*JOB*. Report the number of lines that include "script", with no additional text.

(Code that draws figures)
....................

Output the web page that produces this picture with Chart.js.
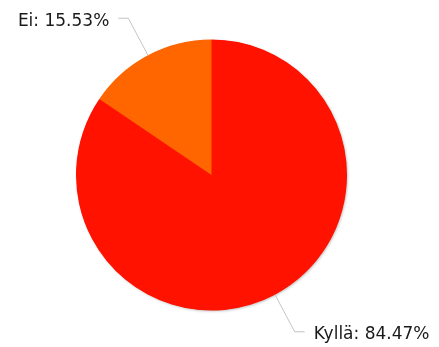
<!DOCTYPE html>
<html>
<head>
<meta charset="utf-8">
<script src="https://cdn.jsdelivr.net/npm/chart.js@4"></script>
<style>
  html, body { margin: 0; padding: 0; background: #fff; }
  #wrap { width: 439px; height: 347px; }
</style>
</head>
<body>
<div id="wrap"><canvas id="answers"></canvas></div>
<script>
// Answer shares, in percent
const answers = ["Kyllä", "Ei"];
const shares = [84.47, 15.53];
const sliceColors = ["#FF1300", "#FF6600"];

// Draws "label: value%" outside each slice with a bent leader line
const sliceLabels = {
  id: "sliceLabels",
  afterDatasetsDraw(chart) {
    const ctx = chart.ctx;
    const meta = chart.getDatasetMeta(0);
    ctx.save();
    ctx.font = "17px 'DejaVu Sans', Verdana, sans-serif";
    ctx.textBaseline = "middle";
    meta.data.forEach((arc, i) => {
      const { x, y, startAngle, endAngle, outerRadius } = arc.getProps(
        ["x", "y", "startAngle", "endAngle", "outerRadius"], true);
      const mid = (startAngle + endAngle) / 2;
      const cos = Math.cos(mid), sin = Math.sin(mid);
      const x0 = x + cos * outerRadius, y0 = y + sin * outerRadius;
      const x1 = x + cos * (outerRadius + 42), y1 = y + sin * (outerRadius + 42);
      const dir = cos >= 0 ? 1 : -1;
      const x2 = x1 + dir * 10;

      ctx.strokeStyle = "#c4c4c4";
      ctx.lineWidth = 1;
      ctx.beginPath();
      ctx.moveTo(x0, y0);
      ctx.lineTo(x1, y1);
      ctx.lineTo(x2, y1);
      ctx.stroke();

      ctx.fillStyle = "#1a1a1a";
      ctx.textAlign = dir > 0 ? "left" : "right";
      ctx.fillText(answers[i] + ": " + shares[i].toFixed(2) + "%", x2 + dir * 9, y1 + 3);
    });
    ctx.restore();
  }
};

// Soft shadow along the pie rim, painted under the slices
const pieShadow = {
  id: "pieShadow",
  beforeDatasetsDraw(chart) {
    const arc = chart.getDatasetMeta(0).data[0];
    if (!arc) return;
    const ctx = chart.ctx;
    ctx.save();
    ctx.shadowColor = "rgba(0,0,0,0.3)";
    ctx.shadowBlur = 3;
    ctx.shadowOffsetX = 1;
    ctx.shadowOffsetY = 1;
    ctx.fillStyle = sliceColors[0];
    ctx.beginPath();
    ctx.arc(arc.x, arc.y, arc.outerRadius - 0.5, 0, Math.PI * 2);
    ctx.fill();
    ctx.restore();
  }
};

new Chart(document.getElementById("answers"), {
  type: "pie",
  data: {
    labels: answers,
    datasets: [{
      data: shares,
      backgroundColor: sliceColors,
      borderWidth: 0
    }]
  },
  options: {
    responsive: true,
    maintainAspectRatio: false,
    animation: false,
    layout: { padding: { top: 39.5, bottom: 36.5, left: 0, right: 16 } },
    plugins: {
      legend: { display: false },
      tooltip: { enabled: false }
    }
  },
  plugins: [pieShadow, sliceLabels]
});
</script>
</body>
</html>
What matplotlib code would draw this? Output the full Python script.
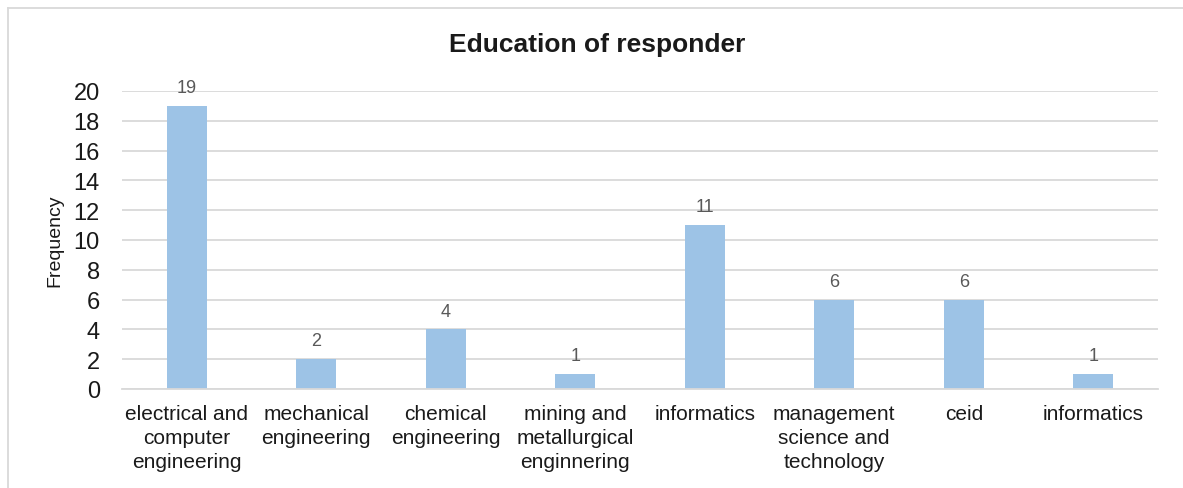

....................

*SOLVED PROBLEM*. 4